4. - Répondre aux besoins culturels

  • Face à une mondialisation marchande qui exclut de plus en plus de jeunes et de moins jeunes, qui perpétue un état d'infra-citoyenneté dû au sentiment de perte de contrôle, d'impuissance, de fragmentation de l'existence, la culture et l'art peuvent être des terrains privilégiés.
  • Il est donc souhaitable que, parallèlement à la lutte contre la précarisation et l'exclusion, les villes mettent en place davantage de lieux, activités et moyens favorisant la création culturelle et artistique.

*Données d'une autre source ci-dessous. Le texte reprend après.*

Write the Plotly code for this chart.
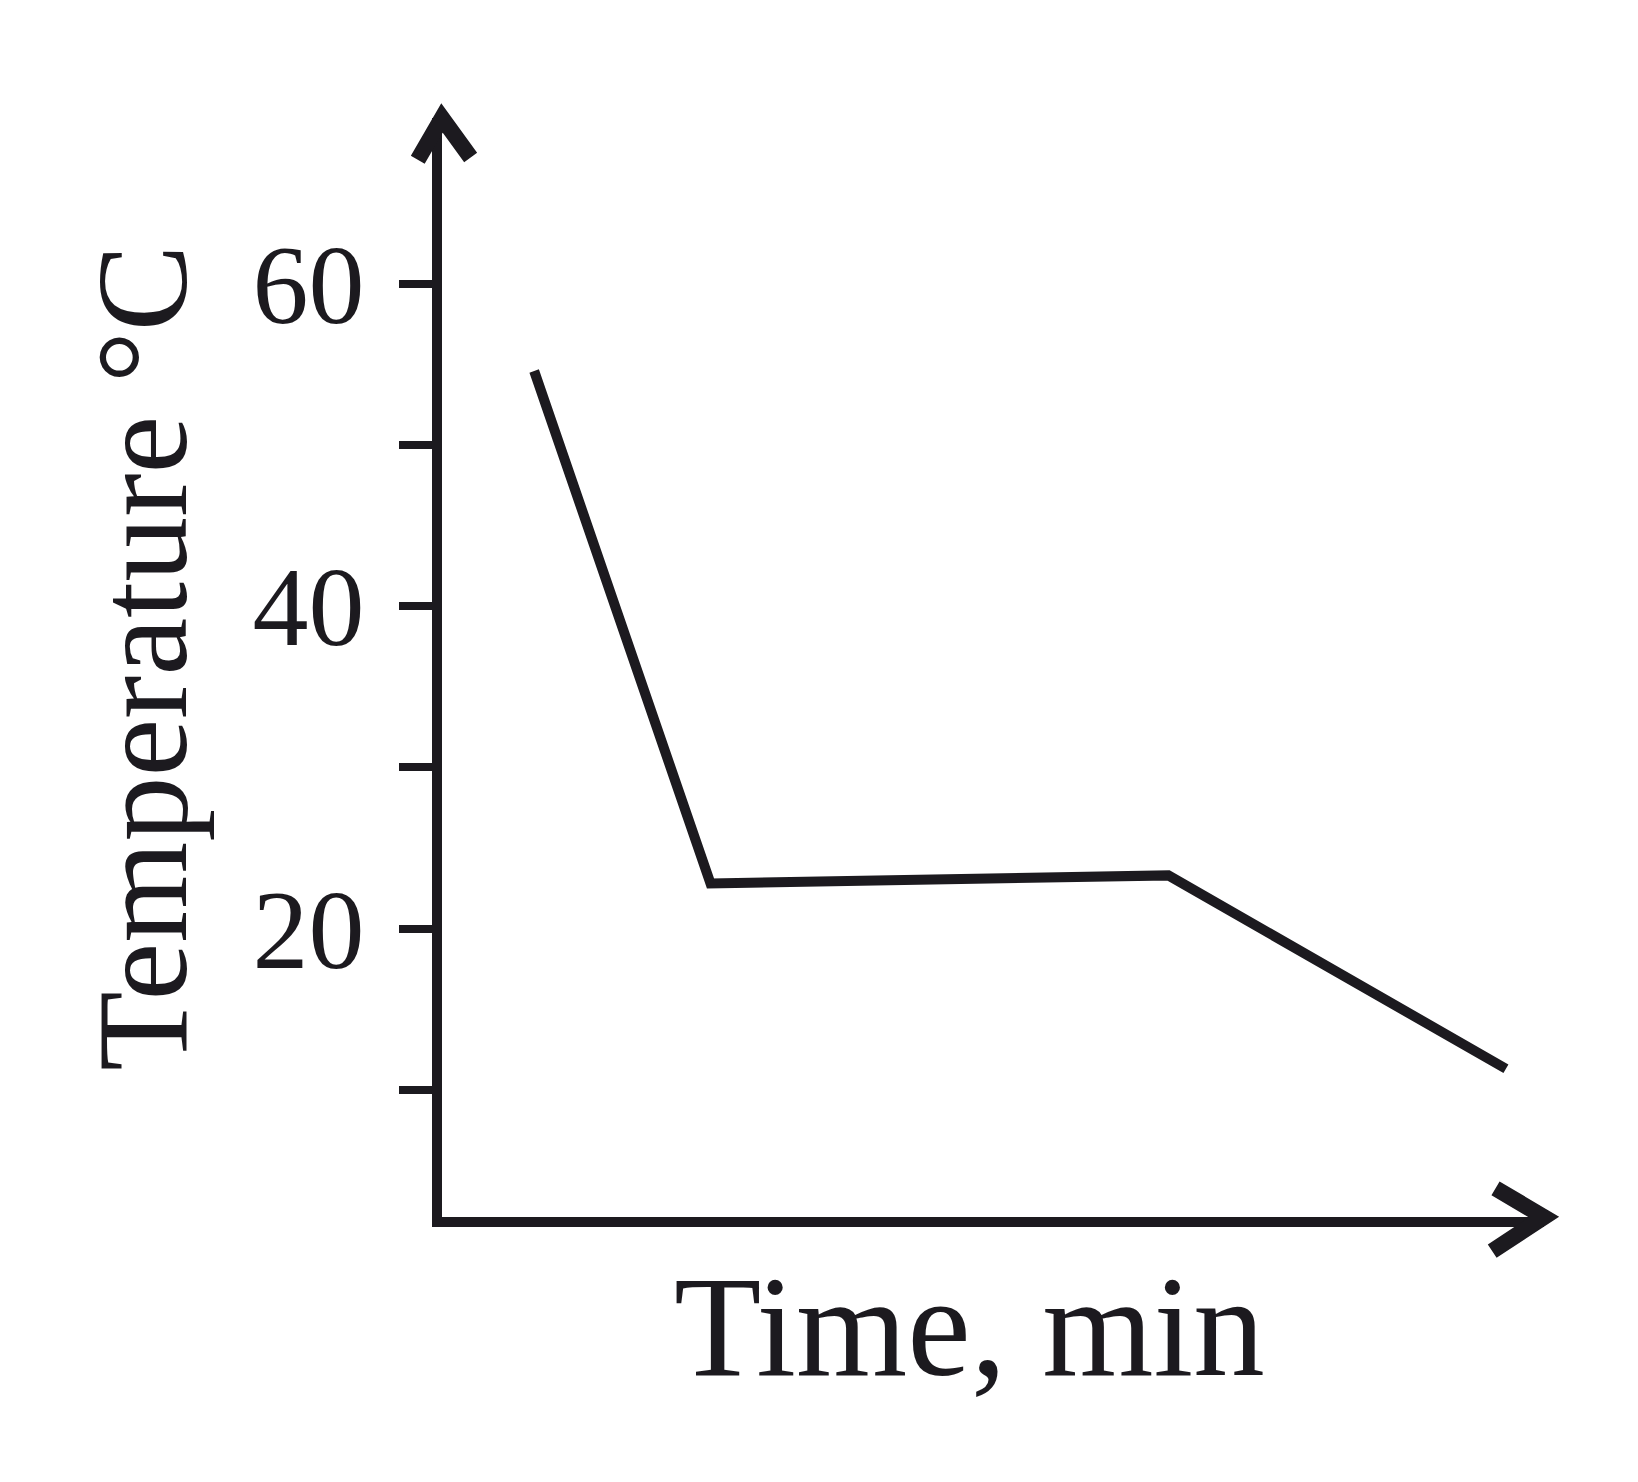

5. - Répondre aux besoins d'échanges et de coopérations

  • Face à une mondialisation qui exacerbe la concurrence, il est temps de stimuler et de démultiplier les initiatives pour une nouvelle entente internationale, particulièrement avec les pays du Sud et ceux d'Europe de l'Est. Rapprochements, coopérations, transferts divers sont possibles et souhaitables, s'ils inscrivent dans la perspective d'un développement durable et partagé, s'ils visent l'utilisation respectueuse et rationnelle des ressources naturelles.
  • Dans ce cadre, les grandes questions de l'annulation du système de la dette, du financement du social à l'échelle mondiale, intégrant les droits matériels et politiques de la personne humaine, notamment au logement, à l'accès à l'eau, à un environnement sain, à la santé et à l'éducation, constituent autant de terrains de coopération et d'échanges. La construction de relations entre villes soutenant le projet d'une taxe Robin s'inscrit dans ce champ de solidarité.
  • Citoyennes, citoyens, élus et acteurs locaux, il nous appartient de nous saisir de ces enjeux. Pour cela, nous appelons au développement d'un grand débat national et international, résolument tourné vers l'action. Car il s'agit bien, ainsi que le souligne la charte d'Attac, de se "réapproprier ensemble l'avenir de notre monde".